We went to bed early. Probably at seven or eight since we were running on four hours of sleep. Lionel gave me two of his books and showed me his paintings. I was really interested in it, but I'm not sure if it really showed. I was interested since I saw it in middle school. But since I was a girl, I was rejected from this realm.

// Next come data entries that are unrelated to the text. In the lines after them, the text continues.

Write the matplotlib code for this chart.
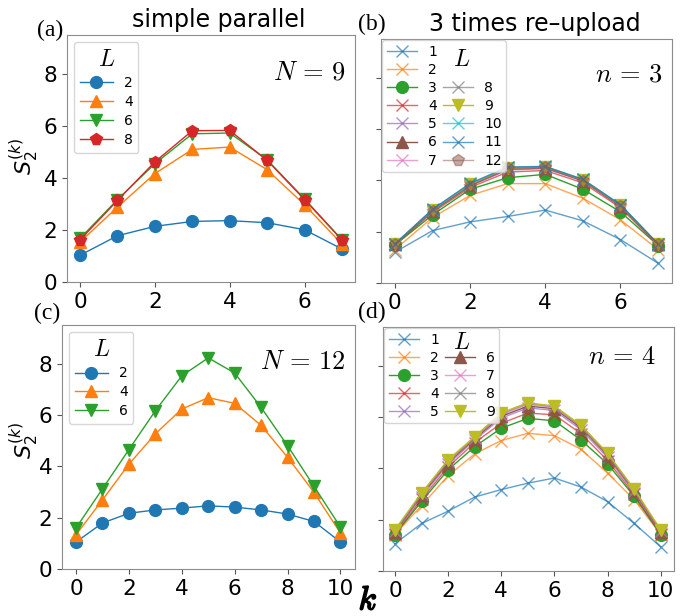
import numpy as np
import matplotlib.pyplot as plt
from matplotlib.lines import Line2D
import matplotlib.patheffects as pe

plt.rcParams['font.family'] = 'DejaVu Sans'
plt.rcParams['mathtext.fontset'] = 'cm'

# ---- data ----
k_a = np.arange(8)
k_c = np.arange(11)

# (a) simple parallel, N = 9
a_labels = ['2', '4', '6', '8']
a_L2 = [1.03, 1.78, 2.14, 2.33, 2.36, 2.28, 2.01, 1.27]
a_L4 = [1.54, 2.88, 4.17, 5.10, 5.19, 4.32, 2.97, 1.46]
a_L6 = [1.68, 3.17, 4.55, 5.70, 5.73, 4.70, 3.20, 1.62]
a_L8 = [1.62, 3.14, 4.62, 5.82, 5.83, 4.68, 3.17, 1.62]

# (b) 3 times re-upload, n = 3
b_labels = [str(i) for i in range(1, 13)]
b_vals = [
    [1.20, 2.04, 2.38, 2.59, 2.84, 2.42, 1.69, 0.77],
    [1.30, 2.55, 3.41, 3.87, 3.87, 3.30, 2.46, 1.30],
    [1.48, 2.65, 3.65, 4.10, 4.23, 3.65, 2.77, 1.46],
    [1.48, 2.75, 3.72, 4.32, 4.38, 3.90, 2.93, 1.47],
    [1.50, 2.80, 3.78, 4.40, 4.45, 3.97, 2.98, 1.50],
    [1.50, 2.82, 3.80, 4.43, 4.48, 3.99, 3.00, 1.50],
    [1.51, 2.83, 3.82, 4.45, 4.50, 4.00, 3.01, 1.51],
    [1.51, 2.84, 3.83, 4.46, 4.51, 4.01, 3.02, 1.51],
    [1.52, 2.85, 3.84, 4.47, 4.52, 4.02, 3.03, 1.52],
    [1.52, 2.86, 3.86, 4.50, 4.53, 4.03, 3.04, 1.52],
    [1.52, 2.87, 3.88, 4.52, 4.54, 4.04, 3.05, 1.52],
    [1.50, 2.79, 3.78, 4.46, 4.50, 3.98, 2.99, 1.51],
]

# (c) simple parallel, N = 12
c_labels = ['2', '4', '6']
c_L2 = [1.05, 1.79, 2.17, 2.30, 2.37, 2.46, 2.41, 2.30, 2.14, 1.85, 1.05]
c_L4 = [1.33, 2.69, 4.08, 5.26, 6.23, 6.67, 6.45, 5.59, 4.35, 2.98, 1.40]
c_L6 = [1.60, 3.12, 4.65, 6.16, 7.52, 8.22, 7.63, 6.29, 4.80, 3.22, 1.63]

# (d) re-upload, n = 4
d_labels = [str(i) for i in range(1, 10)]
d_vals = [
    [1.06, 1.85, 2.33, 2.88, 3.17, 3.42, 3.62, 3.27, 2.70, 1.85, 0.94],
    [1.42, 2.55, 3.71, 4.56, 5.08, 5.36, 5.27, 4.74, 3.81, 2.78, 1.42],
    [1.42, 2.71, 3.94, 4.84, 5.56, 5.94, 5.85, 5.10, 4.17, 2.91, 1.42],
    [1.45, 2.80, 4.05, 5.00, 5.75, 6.15, 6.08, 5.35, 4.30, 2.98, 1.45],
    [1.50, 2.90, 4.15, 5.10, 5.95, 6.35, 6.25, 5.50, 4.42, 3.05, 1.50],
    [1.52, 2.95, 4.22, 5.15, 6.02, 6.42, 6.32, 5.58, 4.50, 3.10, 1.52],
    [1.55, 2.98, 4.27, 5.18, 6.08, 6.48, 6.37, 5.62, 4.54, 3.13, 1.55],
    [1.58, 3.00, 4.30, 5.20, 6.12, 6.52, 6.40, 5.65, 4.56, 3.16, 1.58],
    [1.61, 3.04, 4.33, 5.23, 6.16, 6.55, 6.42, 5.68, 4.59, 3.19, 1.61],
]

tab = plt.rcParams['axes.prop_cycle'].by_key()['color']
re_markers = ['x', 'x', 'o', 'x', 'x', '^', 'x', 'x', 'v', 'x', 'x', 'p']
re_colors = tab[:10] + [tab[0], tab[5]]
re_alpha = [0.7, 0.7, 1, 0.7, 0.7, 1, 0.7, 0.7, 1, 0.7, 0.7, 0.5]

W, H = 690, 616
fig = plt.figure(figsize=(W / 100, H / 100), dpi=100)


def box(x0, y0, x1, y1):
    # pixel box (top-left origin) -> figure fraction rect
    return [x0 / W, 1 - y1 / H, (x1 - x0) / W, (y1 - y0) / H]


ax_a = fig.add_axes(box(67, 35, 355, 282))
ax_b = fig.add_axes(box(381, 39, 672, 283))
ax_c = fig.add_axes(box(62, 325, 355, 569))
ax_d = fig.add_axes(box(383, 327, 674, 571))

for ax in (ax_a, ax_b, ax_c, ax_d):
    for s in ax.spines.values():
        s.set_color('#8c8c8c')
    ax.tick_params(labelsize=15.5, color='#555555', length=3.5)
    ax.set_ylim(0, 9.5)
    ax.set_yticks([0, 2, 4, 6, 8])
ax_b.tick_params(labelleft=False)
ax_d.tick_params(labelleft=False)

ax_a.set_xlim(-0.35, 7.35)
ax_b.set_xlim(-0.37, 7.37)
ax_c.set_xlim(-0.53, 10.55)
ax_d.set_xlim(-0.45, 10.5)
ax_a.set_xticks([0, 2, 4, 6])
ax_b.set_xticks([0, 2, 4, 6])
ax_c.set_xticks([0, 2, 4, 6, 8, 10])
ax_d.set_xticks([0, 2, 4, 6, 8, 10])

# ---- simple parallel panels ----
sp_markers = ['o', '^', 'v', 'p']
for ys, lab, m, col in zip([a_L2, a_L4, a_L6, a_L8], a_labels, sp_markers, tab):
    ax_a.plot(k_a, ys, marker=m, color=col, ms=8.5, lw=1, label=lab)
for ys, lab, m, col in zip([c_L2, c_L4, c_L6], c_labels, sp_markers, tab):
    ax_c.plot(k_c, ys, marker=m, color=col, ms=8.5, lw=1, label=lab)

for ax in (ax_a, ax_c):
    leg = ax.legend(title='$L$', fontsize=10, labelspacing=0.35,
                    handlelength=2.4, loc='upper left', borderpad=0.4)
    leg.get_title().set_fontsize(17)
    leg.get_frame().set_edgecolor('#cccccc')

# ---- re-upload panels ----
b_lines = []
for i, ys in enumerate(b_vals):
    ms = 8 if re_markers[i] == 'x' else 8.5
    ln, = ax_b.plot(k_a, ys, marker=re_markers[i], color=re_colors[i],
                    alpha=re_alpha[i], ms=ms, lw=1, label=b_labels[i])
    b_lines.append(ln)
d_lines = []
for i, ys in enumerate(d_vals):
    ms = 8 if re_markers[i] == 'x' else 8.5
    ln, = ax_d.plot(k_c, ys, marker=re_markers[i], color=re_colors[i],
                    alpha=re_alpha[i], ms=ms, lw=1, label=d_labels[i])
    d_lines.append(ln)

# second legend column starts with empty slots where the L heading sits
blank = Line2D([], [], linestyle='none')
hb = b_lines[:7] + [blank, blank] + b_lines[7:]
lb = b_labels[:7] + ['', ''] + b_labels[7:]
hd = d_lines[:5] + [blank] + d_lines[5:]
ld = d_labels[:5] + ['0'] + d_labels[5:]
for ax, h, l in ((ax_b, hb, lb), (ax_d, hd, ld)):
    leg = ax.legend(h, l, ncol=2, fontsize=10, labelspacing=0.3,
                    columnspacing=0.4, handlelength=2.2, handletextpad=0.8,
                    loc='upper left', borderaxespad=0.1, borderpad=0.3)
    leg.get_frame().set_edgecolor('#cccccc')
    for t in leg.get_texts():
        if t.get_text() == '0':
            t.set_color('none')

fig.text(462 / W, 1 - 59 / H, '$L$', fontsize=17, ha='center', va='center')
fig.text(462 / W, 1 - 342 / H, '$L$', fontsize=17, ha='center', va='center')

# ---- annotations ----
fig.text(346 / W, 1 - 72 / H, '$N\\,=\\,9$', fontsize=19, ha='right', va='center')
fig.text(662 / W, 1 - 75 / H, '$n\\,=\\,3$', fontsize=19, ha='right', va='center')
fig.text(346 / W, 1 - 362 / H, '$N\\,=\\,12$', fontsize=19, ha='right', va='center')
fig.text(656 / W, 1 - 357 / H, '$n\\,=\\,4$', fontsize=19, ha='right', va='center')

fig.text(219 / W, 1 - 20 / H, 'simple parallel', fontsize=17, ha='center', va='center')
fig.text(535 / W, 1 - 24 / H, '3 times re\u2013upload', fontsize=17, ha='center', va='center')

for x, y, t in ((50, 30, '(a)'), (372, 24, '(b)'), (47, 313, '(c)'), (372, 312, '(d)')):
    fig.text(x / W, 1 - y / H, t, fontsize=17, family='Liberation Serif',
             ha='center', va='center')

for y in (156, 440):
    fig.text(24 / W, 1 - y / H, '$S_2^{(k)}$', fontsize=16, rotation=90,
             ha='center', va='center', math_fontfamily='dejavusans')

kl = fig.text(368 / W, 1 - 600 / H, '$k$', fontsize=24, ha='center', va='center')
kl.set_path_effects([pe.withStroke(linewidth=1.2, foreground='black')])

fig.savefig('out.png', dpi=100)
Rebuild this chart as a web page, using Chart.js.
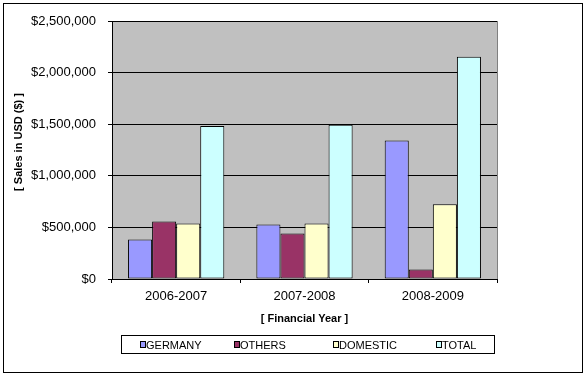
<!DOCTYPE html>
<html>
<head>
<meta charset="utf-8">
<script src="https://cdn.jsdelivr.net/npm/chart.js@4"></script>
<style>
  html, body { margin: 0; padding: 0; background: #fff; }
  #wrap { width: 587px; height: 376px; }
</style>
</head>
<body>
<div id="wrap"><canvas id="chart" width="587" height="376"></canvas></div>
<script>
// chart data
const years = ["2006-2007", "2007-2008", "2008-2009"];
const germany = [383000, 529000, 1342000];
const others = [558000, 442000, 91000];
const domestic = [539000, 539000, 724000];
const total = [1482000, 1495000, 2154000];

const seriesNames = ["GERMANY", "OTHERS", "DOMESTIC", "TOTAL"];
const seriesColors = ["#9999FF", "#993366", "#FFFFCC", "#CCFFFF"];

// legend box x positions (layout only)
const legendItemX = [140, 234, 333, 436];

const frameAndLegend = {
    id: "frameAndLegend",
    beforeDraw(chart) {
        const { ctx, chartArea } = chart;
        ctx.save();
        ctx.fillStyle = "#ffffff";
        ctx.fillRect(0, 0, chart.width, chart.height);
        ctx.fillStyle = "#C0C0C0";
        ctx.fillRect(chartArea.left, chartArea.top,
            chartArea.right - chartArea.left, chartArea.bottom - chartArea.top);
        ctx.restore();
    },
    afterDraw(chart) {
        const { ctx, chartArea } = chart;
        ctx.save();

        // gray plot border on the right
        ctx.strokeStyle = "#808080";
        ctx.lineWidth = 1;
        ctx.beginPath();
        ctx.moveTo(Math.round(chartArea.right) + 0.5, chartArea.top);
        ctx.lineTo(Math.round(chartArea.right) + 0.5, chartArea.bottom);
        ctx.stroke();

        // outer frame
        ctx.strokeStyle = "#000000";
        ctx.strokeRect(3.5, 3.5, 579, 369);

        // y axis title
        ctx.fillStyle = "#000000";
        ctx.font = "bold 11px 'Liberation Sans', Arial, sans-serif";
        ctx.textAlign = "center";
        ctx.textBaseline = "middle";
        ctx.translate(19, 142);
        ctx.rotate(-Math.PI / 2);
        ctx.fillText("[ Sales in USD ($) ]", 0, 0);
        ctx.setTransform(1, 0, 0, 1, 0, 0);

        // legend
        ctx.strokeRect(121.5, 335.5, 373, 18);
        ctx.font = "11px 'Liberation Sans', Arial, sans-serif";
        ctx.textAlign = "left";
        chart.data.datasets.forEach((ds, i) => {
            const x = legendItemX[i];
            ctx.fillStyle = ds.backgroundColor;
            ctx.fillRect(x, 341.5, 6, 6);
            ctx.strokeStyle = "#000000";
            ctx.strokeRect(x + 0.5, 341.5, 5, 6);
            ctx.fillStyle = "#000000";
            ctx.fillText(ds.label, x + 6, 345.5);
        });
        ctx.restore();
    },
};

const valueSets = [germany, others, domestic, total];

new Chart(document.getElementById("chart"), {
    type: "bar",
    data: {
        labels: years,
        datasets: valueSets.map((values, i) => ({
            label: seriesNames[i],
            data: values,
            backgroundColor: seriesColors[i],
            borderColor: "#000000",
            borderWidth: 1,
            borderSkipped: false,
            categoryPercentage: 0.75,
            barPercentage: 1.0,
        })),
    },
    options: {
        responsive: false,
        animation: false,
        devicePixelRatio: 1,
        layout: {
            padding: { left: 0, top: 21, right: 90, bottom: 50 },
        },
        plugins: {
            legend: { display: false },
            tooltip: { enabled: false },
        },
        scales: {
            x: {
                afterFit: (scale) => { scale.height = 47; },
                grid: {
                    display: true,
                    drawOnChartArea: false,
                    offset: true,
                    color: "#000000",
                    tickLength: 4,
                },
                border: { color: "#000000", width: 1 },
                ticks: {
                    color: "#000000",
                    padding: 6,
                    font: { family: "'Liberation Sans', Arial, sans-serif", size: 13 },
                },
                title: {
                    display: true,
                    text: "[ Financial Year ]",
                    color: "#000000",
                    padding: 0,
                    font: { family: "'Liberation Sans', Arial, sans-serif", size: 11, weight: "bold" },
                },
            },
            y: {
                min: 0,
                max: 2500000,
                afterFit: (scale) => { scale.width = 112; },
                grid: {
                    color: "#000000",
                    tickLength: 4,
                },
                border: { color: "#000000", width: 1 },
                ticks: {
                    stepSize: 500000,
                    color: "#000000",
                    padding: 12,
                    font: { family: "'Liberation Sans', Arial, sans-serif", size: 13 },
                    callback: (v) => "$" + Number(v).toLocaleString("en-US"),
                },
            },
        },
    },
    plugins: [frameAndLegend],
});
</script>
</body>
</html>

The wind made the trees pound and the water pipes slammed. The trees smashed themselves against the apartment and windows. Branches broke off and slammed hard onto cars. This probably went on until 2AM when I fell asleep. I would slightly fall into sleep, and then "POUND!", the sound jolts me awake and woke Lionel because I jumped. This went on all night. This came to the point where I went in and out of sleep so many times I wasn't sure if I was going to be able to sleep tonight. The bed shook. I thought it was Lionel who did it the first few times, until I noticed the he wasn't moving. It wasn't me either because I was too scared of the storm to move. The bed shook hard. I asked Lionel if he was moving the bed, he no, and suspected me for moving the bed. The bed shook again and again. I curled into a tight ball. I thought I was going to shoot out. I didn't want to project. I didn't want things flying off the tables. I didn't want the bed to flip over. A dozen rumbles, slacks, pounds and slam later, I asked Lionel if I could move in really close. He didn't sound uneasy about it like how I thought he would. I inched forward until my curled up legs lightly lined his side. The moment I touched him I was instantly grounded.